Vaktinin büyük âlimlerinden Hâce Muhammed Pârisâ'nın dedelerinden Mevlânâ Hâfızuddîn, âlimlerin üstâdı Şemsüleimme Hulvânî'nin işâreti ile, Buhârâ'da, o zamanın en büyük imâm ve âlimlerinin huzûrunda, Hâce Mahmûd'a; "Siz hangi niyetle cehrî (sesli) zikr ile meşgûl oluyorsunuz?" diye sordu. Cevâbında; "Uyuyanları uyandırmak, gâfillere işittirmek ve insanları dînin ana caddesi ve doğru yolu üzerinde yürütmek, hakîkate teşvîk etmek, böylece insanların, bütün iyiliklerin anahtarı, her saâdetin esâsı olan tövbeye ve bir büyüğe bağlanmalarına sebeb olmak istiyorum." buyurdu. Bunu duyunca, Mevlânâ Hâfızuddîn ona; "Niyetiniz böyle dürüst olunca, böyle zikr etmeniz helâl olur." dedi. Ve hakîkatın mecâzdan ayrılma hudûdunun olması için, sesli zikrin sınırını (şartını) ricâ etti. Bunun üzerine Mahmûd-u İncîr Fağnevî Rh.A Hazretleri şöyle buyurdu: "Sesli zikri ancak, dili yalandan ve gıybetten, boğazı, mîdesi haram ve şüpheliden temiz, kalbi riyâdan ve gösterişten uzak, sırrı Rabbinden başka her şeye teveccühden münezzeh olan yapabilir." buyurdu.
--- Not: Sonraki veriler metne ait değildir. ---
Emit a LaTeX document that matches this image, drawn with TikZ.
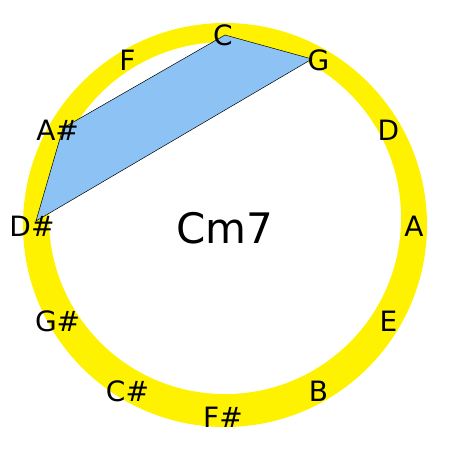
\documentclass[tikz,border=0pt]{standalone}
\usepackage{fontspec}
\setmainfont{DejaVu Sans}
\usepackage{tikz}
\definecolor{chordblue}{RGB}{141,195,244}

\begin{document}
\begin{tikzpicture}[x=1pt,y=-1pt,
        note/.style={font=\fontsize{28}{28}\selectfont, inner sep=0pt}]
        \useasboundingbox (0,0) rectangle (450,450);
        % yellow ring, the white hole sits a bit high
        \fill[yellow] (225,225) circle[radius=202];
        \fill[white] (225,218) circle[radius=176];
        % corners of the chord shape
        \coordinate (pC) at (225,35);
        \coordinate (pG) at (312,59);
        \coordinate (pDs) at (36,221);
        \coordinate (pAs) at (63,128);
        \filldraw[fill=chordblue, draw=black, line width=0.5pt] (pC) -- (pG) -- (pDs) -- (pAs) -- cycle;
        % note names round the circle (y points down, so angles go negative)
        \foreach \name/\ang [count=\i] in {C/-90, G/-60, D/-30, A/0, E/30, B/60, F\#/90,
                C\#/120, G\#/150, D\#/180, A\#/210, F/240}
            \node[note] (n\i) at ([shift={(\ang:191)}] 223,226) {\name};
        \node[font=\fontsize{42}{42}\selectfont, inner sep=0pt] (chord) at (224.5,228) {Cm7};
    \end{tikzpicture}
\end{document}
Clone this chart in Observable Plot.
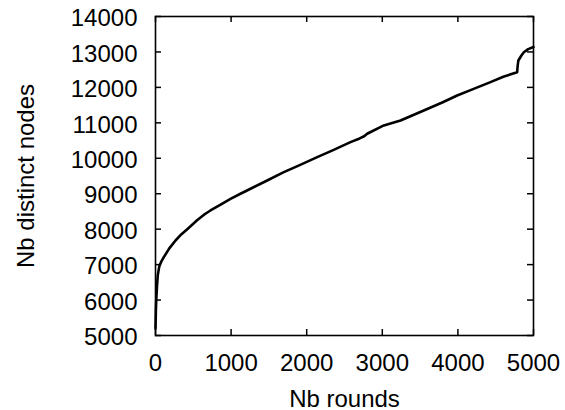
<!DOCTYPE html>
<html>
<head>
<meta charset="utf-8">
<script src="https://cdn.jsdelivr.net/npm/d3@7"></script>
<script src="https://cdn.jsdelivr.net/npm/@observablehq/plot@0.6"></script>
<style>
  html, body { margin: 0; padding: 0; background: #fff; }
  #chart svg { display: block; }
</style>
</head>
<body>
<div id="chart"></div>
<script>
// Data
const rounds = [0, 5, 10, 20, 30, 50, 80, 110, 180, 265, 340, 420, 550, 650, 727, 850, 992, 1124, 1257, 1477, 1697, 1900, 2139, 2350, 2579, 2700, 2760, 2800, 3020, 3241, 3549, 3800, 3990, 4200, 4431, 4600, 4784, 4790, 4800, 4840, 4872, 4930, 5000];
const nodes  = [5200, 5700, 6000, 6400, 6700, 6950, 7100, 7210, 7450, 7680, 7850, 8000, 8250, 8420, 8527, 8680, 8857, 9000, 9140, 9374, 9608, 9800, 10031, 10230, 10455, 10560, 10620, 10691, 10926, 11067, 11349, 11580, 11772, 11950, 12148, 12300, 12430, 12600, 12760, 12900, 12990, 13080, 13140];
const xTicks = [0, 1000, 2000, 3000, 4000, 5000];
const yTicks = [5000, 6000, 7000, 8000, 9000, 10000, 11000, 12000, 13000, 14000];
const xLabel = "Nb rounds";
const yLabel = "Nb distinct nodes";

const data = rounds.map((r, i) => ({r, n: nodes[i]}));

const W = 565, H = 410;
const mL = 155, mR = 32, mT = 16, mB = 75;
const plotW = W - mL - mR, plotH = H - mT - mB;
const tickLen = 6;
const font = "'Liberation Sans', Arial, Helvetica, sans-serif";

const chart = Plot.plot({
  width: W,
  height: H,
  marginLeft: mL,
  marginRight: mR,
  marginTop: mT,
  marginBottom: mB,
  style: {fontFamily: font, fontSize: "24px", color: "#000", background: "#fff"},
  x: {domain: [0, 5000]},
  y: {domain: [5000, 14000]},
  marks: [
    Plot.axisX(xTicks, {tickSize: 0, tickPadding: 18, tickFormat: d => String(d), fontSize: 24, label: null}),
    Plot.axisY(yTicks, {tickSize: 0, tickPadding: 18, tickFormat: d => String(d), fontSize: 24, dy: 2, label: null}),
    // inward ticks on all four sides
    Plot.ruleX(xTicks, {x: d => d, insetTop: plotH - tickLen, stroke: "#000", strokeWidth: 1.5}),
    Plot.ruleX(xTicks, {x: d => d, insetBottom: plotH - tickLen, stroke: "#000", strokeWidth: 1.5}),
    Plot.ruleY(yTicks, {y: d => d, insetRight: plotW - tickLen, stroke: "#000", strokeWidth: 1.5}),
    Plot.ruleY(yTicks, {y: d => d, insetLeft: plotW - tickLen, stroke: "#000", strokeWidth: 1.5}),
    Plot.frame({stroke: "#000", strokeWidth: 1.6}),
    Plot.line(data, {x: "r", y: "n", stroke: "#000", strokeWidth: 2.6, strokeLinejoin: "round", strokeLinecap: "round"}),
    Plot.text([xLabel], {text: d => d, frameAnchor: "bottom", lineAnchor: "bottom", dy: 71, fontSize: 24, fill: "#000"}),
    Plot.text([yLabel], {text: d => d, frameAnchor: "left", textAnchor: "middle", lineAnchor: "bottom", rotate: -90, dx: 33 - mL, fontSize: 24, fill: "#000"})
  ]
});
document.getElementById("chart").appendChild(chart);
</script>
</body>
</html>
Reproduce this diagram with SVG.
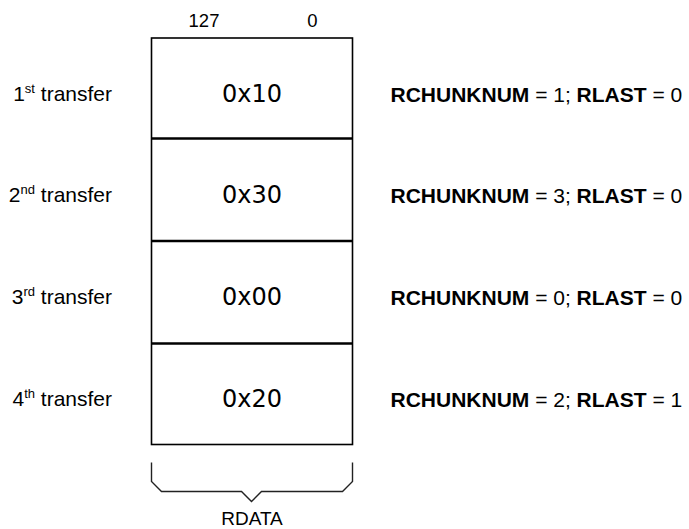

Büyük âlim Ali Râmitenî anlatır: "Hâce Mahmûd-u İncîr Fağnevî Rh.A Hazretleri zamânında, dervişlerden biri Hızır AS'ı gördü ve ona; "Bu zamanda kendisine uyulacak şeyh kimdir?" diye sordu. Hızır AS; "Şimdiki hâlde, bu dediğiniz sıfatları taşıyan Hâce Mahmûd-u İncîr Fağnevî Rh.A Hazretleri'dir." dedi. Ali Râmitenî Hazretleri'nin önde gelen talebelerinden bâzıları, Hızır AS ile görüşüp o suâli soran zâtın, Ali Râmitenî Hazretleri'nin kendisi olduğunu bildirmişlerdir.

Bir gün Hâce Ali Râmitenî, Hâce Mahmûd-u İncîr Fağnevî Rh.A Hazretleri'nin bağlıları ile Râmiten sahrâsında zikr ile meşgûl iken, havada uçan büyük beyaz bir kuş gördüler. Onların başlarının üzerine gelince, açık bir dille; "Ey Ali, kâmil er ol! Sözüne bağlı kal, yapıştığın eteğe sımsıkı sarıl, ahdini bozma!" sözlerini söyledi. Bu kuşu görmek, söylediklerini duymakla, arkadaşlarını bir hâl kapladı, kendilerinden geçtiler. Kendilerine geldiklerinde, kuştan ve konuşmasından sordular. Ali Râmitenî; "O, Hâce Mahmûd-u İncîr Fağnevî Rh.A Hazretleri idi. Allah-u Teàlâ ona bu kerâmeti ihsân eyledi. Velîlik yolundaki çok yüksek makâmında, binlerce söz ve kelâm ile dâimâ uçmaktadır. Şimdi Hâce Dıhkân Hazretleri hastadır, son anlarını yaşamaktadır. Onu ziyârete, yoklamağa gidiyor. Çünkü o, Allah-u Teàlâ'dan son nefeste, kendisine yardımcı olması için evliyâsından birini göndermesini istemişti. Hâce Mahmûd, bu sebeble onun yanına gidiyor." buyurdu.


(*) Evliyalar Ansiklopedisi, Türkiye Gazetesi, c.8, s.53, İstanbul 1992.